▶ **Problem details**: Start at the line containing "Reproduce this diagram with TikZ.", stop at the line containing "line width=1.5pt, black!85]", and please reproduce every line in between, both ends included, without pictures.

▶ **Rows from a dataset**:
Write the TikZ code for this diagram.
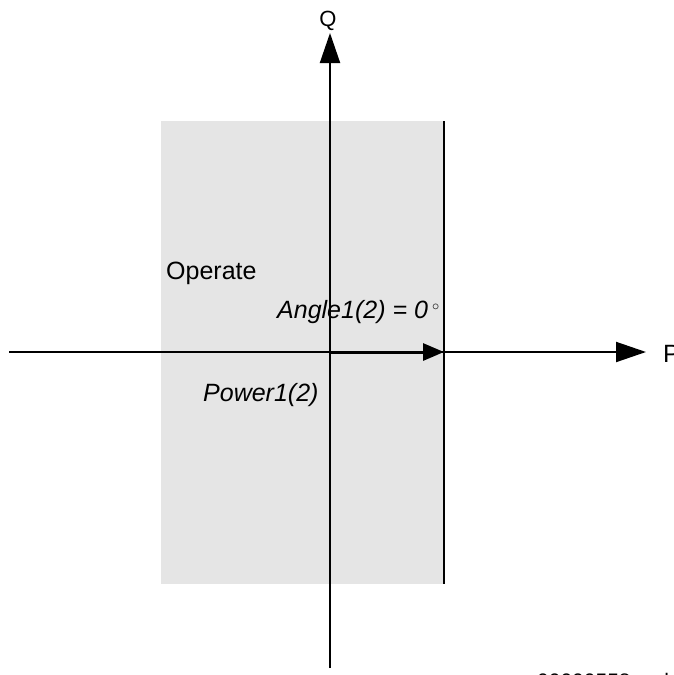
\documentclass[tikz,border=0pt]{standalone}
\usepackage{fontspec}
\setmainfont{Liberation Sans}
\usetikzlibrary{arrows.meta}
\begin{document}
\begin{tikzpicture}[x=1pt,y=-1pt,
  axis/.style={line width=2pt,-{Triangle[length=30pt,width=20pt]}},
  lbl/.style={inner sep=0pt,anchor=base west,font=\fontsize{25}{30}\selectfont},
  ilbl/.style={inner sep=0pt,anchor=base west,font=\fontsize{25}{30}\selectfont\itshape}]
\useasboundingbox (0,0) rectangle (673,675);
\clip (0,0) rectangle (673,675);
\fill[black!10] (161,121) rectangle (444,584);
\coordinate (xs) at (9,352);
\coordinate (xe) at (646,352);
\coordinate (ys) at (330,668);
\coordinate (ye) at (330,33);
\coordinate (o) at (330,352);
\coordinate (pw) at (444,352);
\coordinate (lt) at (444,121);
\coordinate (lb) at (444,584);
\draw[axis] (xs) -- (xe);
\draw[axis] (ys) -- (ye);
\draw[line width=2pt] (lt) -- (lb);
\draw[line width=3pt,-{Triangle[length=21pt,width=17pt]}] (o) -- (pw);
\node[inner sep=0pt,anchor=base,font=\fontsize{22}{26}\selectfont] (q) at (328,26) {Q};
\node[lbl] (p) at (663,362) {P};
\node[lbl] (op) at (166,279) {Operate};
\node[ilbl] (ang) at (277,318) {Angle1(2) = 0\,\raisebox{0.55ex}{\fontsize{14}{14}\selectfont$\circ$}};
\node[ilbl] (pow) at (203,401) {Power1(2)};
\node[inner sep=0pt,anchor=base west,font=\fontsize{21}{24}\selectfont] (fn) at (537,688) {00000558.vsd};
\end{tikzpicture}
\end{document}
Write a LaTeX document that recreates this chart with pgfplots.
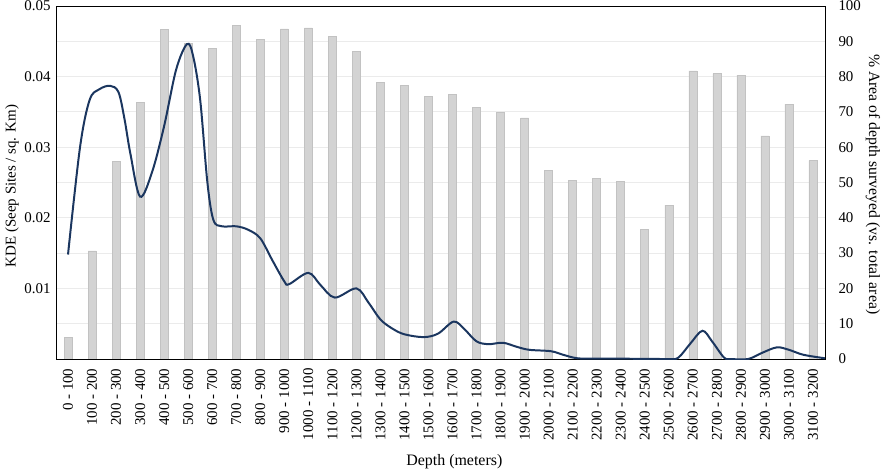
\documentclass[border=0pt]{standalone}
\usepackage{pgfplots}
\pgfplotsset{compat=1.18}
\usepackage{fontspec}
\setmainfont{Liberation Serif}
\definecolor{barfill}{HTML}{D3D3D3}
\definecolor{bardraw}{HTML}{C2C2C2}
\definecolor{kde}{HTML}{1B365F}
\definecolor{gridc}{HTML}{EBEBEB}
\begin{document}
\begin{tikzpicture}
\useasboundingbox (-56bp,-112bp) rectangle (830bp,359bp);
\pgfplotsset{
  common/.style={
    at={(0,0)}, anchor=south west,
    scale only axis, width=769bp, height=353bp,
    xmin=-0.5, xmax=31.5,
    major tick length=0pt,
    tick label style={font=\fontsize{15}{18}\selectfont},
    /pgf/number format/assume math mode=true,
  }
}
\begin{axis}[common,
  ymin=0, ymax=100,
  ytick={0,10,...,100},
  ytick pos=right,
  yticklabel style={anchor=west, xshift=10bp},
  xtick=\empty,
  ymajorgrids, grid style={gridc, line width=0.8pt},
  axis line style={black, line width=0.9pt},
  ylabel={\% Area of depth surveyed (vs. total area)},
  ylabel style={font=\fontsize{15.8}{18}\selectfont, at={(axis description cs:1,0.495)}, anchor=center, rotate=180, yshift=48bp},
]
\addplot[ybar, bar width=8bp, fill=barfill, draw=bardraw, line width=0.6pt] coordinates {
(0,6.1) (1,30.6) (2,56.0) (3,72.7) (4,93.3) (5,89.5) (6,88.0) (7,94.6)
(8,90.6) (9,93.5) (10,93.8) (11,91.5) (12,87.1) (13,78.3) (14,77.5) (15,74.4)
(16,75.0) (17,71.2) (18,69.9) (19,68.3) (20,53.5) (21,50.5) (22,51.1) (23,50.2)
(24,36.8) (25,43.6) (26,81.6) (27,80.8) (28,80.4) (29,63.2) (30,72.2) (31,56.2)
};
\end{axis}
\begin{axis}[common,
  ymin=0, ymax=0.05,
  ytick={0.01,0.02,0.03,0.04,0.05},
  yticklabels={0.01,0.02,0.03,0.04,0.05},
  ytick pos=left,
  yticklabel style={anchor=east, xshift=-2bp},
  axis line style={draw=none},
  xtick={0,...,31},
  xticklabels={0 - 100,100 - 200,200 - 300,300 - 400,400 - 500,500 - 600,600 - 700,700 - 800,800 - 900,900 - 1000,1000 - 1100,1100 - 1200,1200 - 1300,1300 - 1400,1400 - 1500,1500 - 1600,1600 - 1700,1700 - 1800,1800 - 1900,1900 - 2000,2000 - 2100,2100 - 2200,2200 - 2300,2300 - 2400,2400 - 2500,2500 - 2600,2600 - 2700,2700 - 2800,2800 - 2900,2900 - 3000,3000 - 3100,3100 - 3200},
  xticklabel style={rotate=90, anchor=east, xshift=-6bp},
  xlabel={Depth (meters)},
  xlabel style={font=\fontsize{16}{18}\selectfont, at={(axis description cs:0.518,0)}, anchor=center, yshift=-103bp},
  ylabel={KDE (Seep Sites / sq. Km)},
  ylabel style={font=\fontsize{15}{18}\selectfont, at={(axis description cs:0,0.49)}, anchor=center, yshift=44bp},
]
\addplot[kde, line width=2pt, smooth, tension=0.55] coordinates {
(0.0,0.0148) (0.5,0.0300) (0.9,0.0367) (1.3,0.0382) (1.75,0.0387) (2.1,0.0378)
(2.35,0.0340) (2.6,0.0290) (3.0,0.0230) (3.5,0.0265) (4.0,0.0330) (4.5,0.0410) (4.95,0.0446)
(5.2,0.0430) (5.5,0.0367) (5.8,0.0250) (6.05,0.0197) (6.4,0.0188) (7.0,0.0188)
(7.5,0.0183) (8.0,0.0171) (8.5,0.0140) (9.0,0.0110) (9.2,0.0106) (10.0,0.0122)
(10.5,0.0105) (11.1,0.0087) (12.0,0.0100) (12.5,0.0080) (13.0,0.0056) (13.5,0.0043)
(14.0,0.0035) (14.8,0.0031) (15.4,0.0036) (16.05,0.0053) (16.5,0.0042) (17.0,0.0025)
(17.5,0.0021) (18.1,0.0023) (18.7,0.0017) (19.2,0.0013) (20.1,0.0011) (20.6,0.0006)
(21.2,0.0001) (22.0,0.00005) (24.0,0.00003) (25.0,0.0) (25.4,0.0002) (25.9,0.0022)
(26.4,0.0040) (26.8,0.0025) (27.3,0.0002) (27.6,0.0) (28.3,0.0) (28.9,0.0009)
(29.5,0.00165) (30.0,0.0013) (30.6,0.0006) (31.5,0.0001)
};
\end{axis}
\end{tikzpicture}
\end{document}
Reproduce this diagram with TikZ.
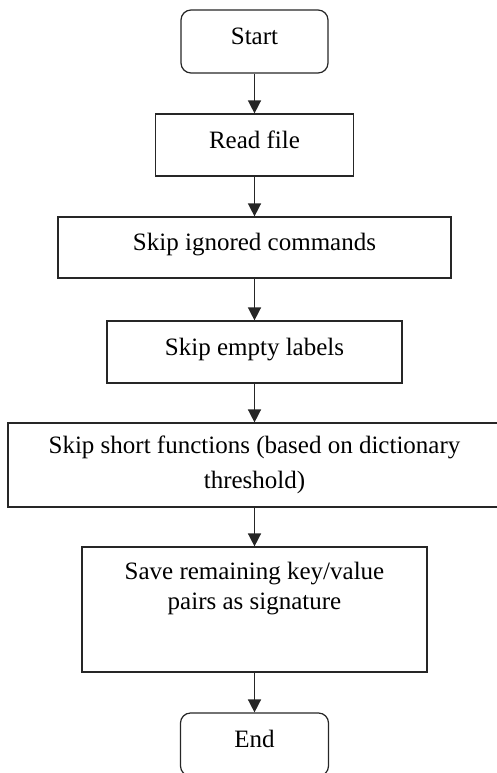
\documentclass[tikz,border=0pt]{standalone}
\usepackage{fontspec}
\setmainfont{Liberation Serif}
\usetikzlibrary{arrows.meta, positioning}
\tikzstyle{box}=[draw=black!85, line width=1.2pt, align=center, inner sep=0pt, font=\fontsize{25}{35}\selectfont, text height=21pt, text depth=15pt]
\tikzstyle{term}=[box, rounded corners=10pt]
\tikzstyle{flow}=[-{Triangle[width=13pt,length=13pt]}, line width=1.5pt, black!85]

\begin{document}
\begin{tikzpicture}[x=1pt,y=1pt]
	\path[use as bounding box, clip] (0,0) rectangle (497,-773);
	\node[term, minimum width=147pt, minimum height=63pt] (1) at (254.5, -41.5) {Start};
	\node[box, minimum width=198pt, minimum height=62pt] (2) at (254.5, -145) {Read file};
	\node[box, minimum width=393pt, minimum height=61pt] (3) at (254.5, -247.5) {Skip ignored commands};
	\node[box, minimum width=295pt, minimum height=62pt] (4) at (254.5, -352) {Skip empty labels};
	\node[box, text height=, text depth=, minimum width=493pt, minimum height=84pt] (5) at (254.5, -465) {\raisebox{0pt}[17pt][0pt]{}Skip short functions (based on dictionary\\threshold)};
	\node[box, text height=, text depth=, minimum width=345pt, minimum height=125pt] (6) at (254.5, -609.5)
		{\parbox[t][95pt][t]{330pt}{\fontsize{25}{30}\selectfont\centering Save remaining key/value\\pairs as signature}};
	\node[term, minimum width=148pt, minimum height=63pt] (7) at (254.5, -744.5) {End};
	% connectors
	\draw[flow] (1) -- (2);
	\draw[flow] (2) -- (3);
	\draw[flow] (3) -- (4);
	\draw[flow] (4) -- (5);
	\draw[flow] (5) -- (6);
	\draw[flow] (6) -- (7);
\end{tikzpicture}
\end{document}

▶ **Result for this task**:
Reproduce this diagram with TikZ.
\documentclass[tikz,border=0pt]{standalone}
\usepackage{fontspec}
\setmainfont{Liberation Serif}
\usetikzlibrary{arrows.meta, positioning}
\tikzstyle{box}=[draw=black!85, line width=1.2pt, align=center, inner sep=0pt, font=\fontsize{25}{35}\selectfont, text height=21pt, text depth=15pt]
\tikzstyle{term}=[box, rounded corners=10pt]
\tikzstyle{flow}=[-{Triangle[width=13pt,length=13pt]}, line width=1.5pt, black!85]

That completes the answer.